The film has an overarching story that tells the tale of humanity trying to find meaning in its existence and does so in an insightful and enlightening way, but it really shines in the way it tackles women’s issues. It is very rare to see a sci-fi story tackle the theme of the importance of being a mother/ taking a caring role as Alicia (Cynthia Ickes) does, versus being the strong warrior fighting side by side with the masculine characters like Contessa (Rochelle Vallese). That focus really changed the dynamic of the story from the typical space opera structure.

The story had some real similarities in its structure to an elongated episode of Firefly. It does have a plot twist of Firefly proportions at the end and they took a big risk with it, but I feel that it was definitely the right decision. It was handled very well and caught me off guard. It really made me eager to watch the film again with it in mind.

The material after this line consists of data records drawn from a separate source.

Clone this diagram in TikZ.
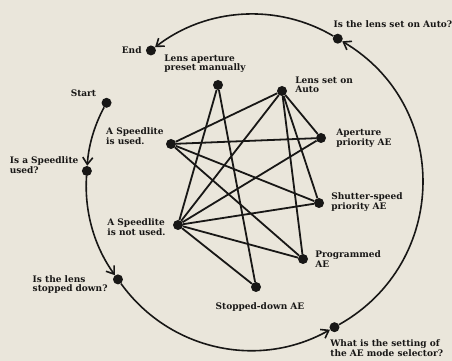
\documentclass[tikz,border=0pt]{standalone}
\usepackage{fontspec}
\setmainfont{DejaVu Serif}
\usepackage{tikz}
\usetikzlibrary{positioning, arrows.meta, calc}
\definecolor{paper}{RGB}{234, 230, 219}
\definecolor{ink}{RGB}{24, 23, 22}
\tikzset{
  dot/.style={
    circle,
    fill=ink,
    draw=none,
    minimum size=10pt,
    inner sep=0pt
  },
  caption/.style={
    inner sep=1pt,
    align=left,
    text=ink,
    font=\fontsize{9pt}{9.5pt}\selectfont\bfseries
  },
  every edge/.style={
    draw=ink,
    line width=1.8pt
  },
  flow/.style={
    -{Straight Barb[length=7pt,width=10pt]},
    draw=ink,
    line width=1.6pt
  }
}

\begin{document}
\begin{tikzpicture}[x=1pt, y=1pt]
          \fill[paper] (0,0) rectangle (452,361);
          \useasboundingbox (0,0) rectangle (452,361);
          \coordinate (ring) at (253,179);

          % outer loop of questions
          \node[dot] (start)    at ($(ring)+(151.6:166.5)$) {};
          \node[dot] (askflash) at ($(ring)+(176.2:166.5)$) {};
          \node[dot] (askstop)  at ($(ring)+(215.8:166.5)$) {};
          \node[dot] (askmode)  at ($(ring)+(299.3:166.5)$) {};
          \node[dot] (askauto)  at ($(ring)+(59.4:166.5)$) {};
          \node[dot] (finish)   at ($(ring)+(127.8:166.5)$) {};

          % inner states
          \node[dot] (manual)   at (218,276) {};
          \node[dot] (auto)     at (282,270) {};
          \node[dot] (flash)    at (171,217) {};
          \node[dot] (aperture) at (321,223) {};
          \node[dot] (shutter)  at (319,158) {};
          \node[dot] (noflash)  at (178,136) {};
          \node[dot] (program)  at (303,102) {};
          \node[dot] (stopdown) at (256,74) {};

          \node[caption, left=4pt of start, yshift=10pt] (start-text) {Start};
          \node[caption, left=3pt of finish] (finish-text) {End};
          \node[caption, left=2pt of askflash, yshift=6pt] (askflash-text) {Is a Speedlite\\used?};
          \node[caption, left=4pt of askstop, yshift=-5pt] (askstop-text) {Is the lens\\stopped down?};
          \node[caption, below right=8pt and -9pt of askmode] (askmode-text) {What is the setting of\\the AE mode selector?};
          \node[caption, above right=6pt and -9pt of askauto] (askauto-text) {Is the lens set on Auto?};
          \node[caption, above=6pt of manual, xshift=-13pt] (manual-text) {Lens aperture\\preset manually};
          \node[caption, right=7pt of auto, yshift=6pt] (auto-text) {Lens set on\\Auto};
          \node[caption, right=9pt of aperture] (aperture-text) {Aperture\\priority AE};
          \node[caption, right=6pt of shutter, yshift=1pt] (shutter-text) {Shutter-speed\\priority AE};
          \node[caption, right=6pt of program] (program-text) {Programmed\\AE};
          \node[caption, below=9pt of stopdown, xshift=4pt] (stopdown-text) {Stopped-down AE};
          \node[caption, left=1pt of flash, yshift=8pt] (flash-text) {A Speedlite\\is used.};
          \node[caption, left=6pt of noflash, yshift=-2pt] (noflash-text) {A Speedlite\\is not used.};

          \path (start) edge[flow, bend right=12.3, looseness=0.86] (askflash)
                (askflash) edge[flow, bend right=19.8, looseness=0.88] (askstop)
                (askstop) edge[flow, bend right=41.75, looseness=0.98] (askmode)
                (askmode) edge[flow, bend right=60, looseness=1.14] (askauto)
                (askauto) edge[flow, bend right=34.2, looseness=0.93] (finish);

          \path (flash) edge (auto)
                (flash) edge (aperture)
                (flash) edge (shutter)
                (flash) edge (program)
                (noflash) edge (manual)
                (noflash) edge (auto)
                (noflash) edge (aperture)
                (noflash) edge (shutter)
                (noflash) edge (program)
                (noflash) edge (stopdown)
                (auto) edge (aperture)
                (auto) edge (shutter)
                (auto) edge (program)
                (manual) edge (stopdown);
        \end{tikzpicture}
\end{document}
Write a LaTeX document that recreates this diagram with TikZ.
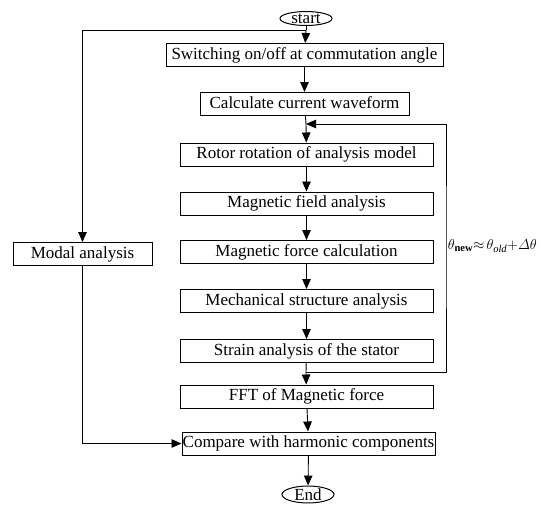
\documentclass[tikz,border=0pt]{standalone}
\usepackage{amsmath}
\usepackage{fontspec}
\setmainfont{Liberation Serif}
\usetikzlibrary{arrows.meta,positioning,shapes.geometric}

\tikzset{
  box/.style={draw,line width=1pt,inner sep=0pt,minimum height=23pt,
    text height=12pt,text depth=3.5pt},
  term/.style={draw,ellipse,line width=1pt,inner sep=0pt,
    minimum width=52pt,minimum height=14pt},
  flow/.style={line width=0.9pt},
}

\begin{document}
\begin{tikzpicture}[x=1pt,y=1pt,flow,>={Triangle[length=10pt,width=8.5pt]},
    font=\fontsize{17}{19}\selectfont]
  \useasboundingbox (0,0) rectangle (548,-504);

  \node[term] at (306,-18.5) (start) {start};
  \node[box,minimum width=277pt] at (304.5,-55) (switch) {Switching on/off at commutation angle};
  \node[box,minimum width=209pt] at (304.5,-104) (calc) {Calculate current waveform};

  \node[box,minimum width=253pt] at (306.5,-154.5) (rotor) {Rotor rotation of analysis model};
  \node[box,minimum width=253pt] at (306.5,-203.5) (field) {Magnetic field analysis};
  \node[box,minimum width=253pt] at (306.5,-252) (force) {Magnetic force calculation};
  \node[box,minimum width=253pt] at (306.5,-301) (mech) {Mechanical structure analysis};
  \node[box,minimum width=253pt] at (306.5,-351) (strain) {Strain analysis of the stator};
  \node[box,minimum width=253pt] at (306.5,-396.5) (fft) {FFT of Magnetic force};
  \node[box,minimum width=253pt] at (308.5,-443.5) (compare) {Compare with harmonic components};
  \node[term] at (308,-494.5) (end) {End};

  \node[box,minimum width=139pt] at (82.5,-254) (modal) {Modal analysis};

  \coordinate (top) at (306,-30);
  \coordinate (loopin) at (306,-124);
  \coordinate (loopout) at (306,-372);
  \coordinate (back) at (446,-246);
  \node[right=1.5pt of back,inner sep=0pt,font=\fontsize{15}{17}\selectfont] (rule)
    {$\theta_{\mathbf{new}}{\approx}\,\theta_{\mathit{old}}{+}\varDelta\theta$};

  \draw (start)--(top);
  \draw[->] (top)--(switch);
  \draw[->] (top)-|(modal);
  \draw[->] (switch)--(calc);
  \draw (calc)--(loopin);
  \draw[->] (loopin)--(rotor);
  \draw[->] (rotor)--(field);
  \draw[->] (field)--(force);
  \draw[->] (force)--(mech);
  \draw[->] (mech)--(strain);
  \draw (strain)--(loopout);
  \draw[->] (loopout)--(fft);
  \draw[->] (loopout)-|(back)|-(loopin);
  \draw[->] (fft)--(compare);
  \draw[->] (modal)|-(compare);
  \draw[->] (compare)--(end);

\end{tikzpicture}
\end{document}
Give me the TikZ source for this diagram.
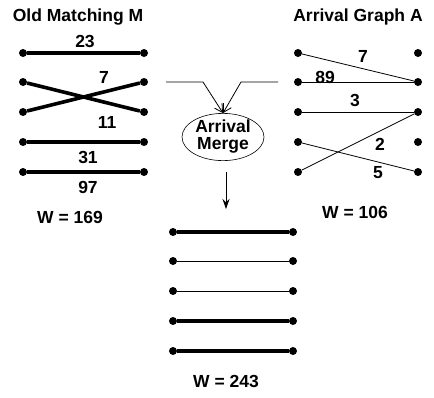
\documentclass[tikz,border=0pt]{standalone}
\usepackage{fontspec}
\setmainfont{Liberation Sans}
\usetikzlibrary{shapes.geometric,arrows.meta}
\tikzset{
    lbl/.style={font=\fontsize{17.5}{17}\selectfont\bfseries, inner sep=0pt},
    vdot/.style={circle, fill, inner sep=0pt, minimum size=8pt},
    heavy/.style={line width=3.6pt},
    light/.style={line width=0.8pt},
}
\begin{document}
\begin{tikzpicture}[x=1pt,y=-1pt,>=Stealth]
\useasboundingbox (0,0) rectangle (434,397);

% vertices
\foreach \r/\y in {1/53,2/82,3/112,4/142,5/172}
{
    \node[vdot] (ml\r) at (23,\y) {};
    \node[vdot] (mr\r) at (144,\y) {};
    \node[vdot] (al\r) at (298,\y) {};
    \node[vdot] (ar\r) at (418,\y) {};
}
\foreach \r/\y in {1/232,2/261,3/291,4/321,5/351}
{
    \node[vdot] (nl\r) at (173,\y) {};
    \node[vdot] (nr\r) at (293,\y) {};
}

% old matching
\node[lbl] (tm) at (78,17) {Old Matching M};
\draw[heavy] (ml1)--(mr1);
\draw[heavy] (ml2)--(mr3);
\draw[heavy] (ml3)--(mr2);
\draw[heavy] (ml4)--(mr4);
\draw[heavy] (ml5)--(mr5);
\foreach \n/\x/\y/\t in {m1/85/41/23,m2/104/77/7,m3/107/122/11,m4/88/157/31,m5/88/187/97}
{
    \node[lbl] (\n) at (\x,\y) {\t};
}
\node[lbl] (wm) at (70,217) {W = 169};

% arrival graph
\node[lbl] (ta) at (358,17) {Arrival Graph A};
\draw[light] (al1)--(ar2);
\draw[light] (al2)--(ar2);
\draw[light] (al3)--(ar3);
\draw[light] (al5)--(ar3);
\draw[light] (al4)--(ar5);
\foreach \n/\x/\y/\t in {a1/363/56/7,a2/325/77/89,a3/355/100/3,a4/380/144/2,a5/378/173/5}
{
    \node[lbl] (\n) at (\x,\y) {\t};
}
\node[lbl] (wa) at (355,212) {W = 106};

% merge
\node[lbl, draw, ellipse, line width=0.6pt, minimum width=82pt, minimum height=44pt, align=center] (mrg) at (223,137) {Arrival\\Merge};
\coordinate (inl) at (166,82);
\coordinate (bl) at (203,82);
\coordinate (inr) at (278,82);
\coordinate (br) at (241,82);
\draw[light, -{Straight Barb[length=8pt,width=9pt]}] (inl)--(bl)--(mrg.north);
\draw[light, -{Straight Barb[length=8pt,width=9pt]}] (inr)--(br)--(mrg.north);
\coordinate (dtop) at (226,172);
\coordinate (dbot) at (226,209);
\draw[light, -{Stealth[length=10pt,width=7pt]}] (dtop)--(dbot);

% new matching
\draw[heavy] (nl1)--(nr1);
\draw[light] (nl2)--(nr2);
\draw[light] (nl3)--(nr3);
\draw[heavy] (nl4)--(nr4);
\draw[heavy] (nl5)--(nr5);
\node[lbl] (wn) at (226,381) {W = 243};

\end{tikzpicture}
\end{document}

The soundtrack occasionally repeats itself, but the music is very good at emphasising the mood and framing the action, helping to bring everything together. The special effects were very impressive for a low budget ($2 million), but my biggest gripe with them is that occasionally they will just take the large explosions and scale them down for when soldiers are being shot, which sometimes looks out of place. On the whole they create a very visually cohesive film.

There are some places it where it borrows from similar films quite heavily, notably one of the species looks like a carbon copy of the Borg from Star Trek, but the film’s makers seem to be aware of this. There are ships that look like those from Star Wars, and several clichés from the genre, but it’s all done with a light hearted attitude that allows you to look and think “yes this is familiar, but I don’t really mind.”

All in all I wish this film could have been a bit longer and had a larger budget. Neil Johnson, the director, tried something very ambitious with Humanity’s End and it worked for the most part, but the story felt a little rushed. With some extra time to flesh out the story, this could have become a real cult hit. As things stand, it’s a very enjoyable space opera. Yes it is clichéd at times, and yes it may not have the polish of a $50 million blockbuster movie, but if you’re a sci-fi fan looking for something new, particularly if you would like to see a film where the women are the most important and endearing characters, then Humanity’s End is definitely worth a watch. It’s fun, action packed, and has a story that, while at times reminiscent of Battlestar Galactica or Firefly, takes some risks and stations itself as a unique and enjoyable evening for any sci-fi fan looking for something they haven’t seen before.

Humanity’s End is available to purchase on DVD and Blu-Ray from May 21st.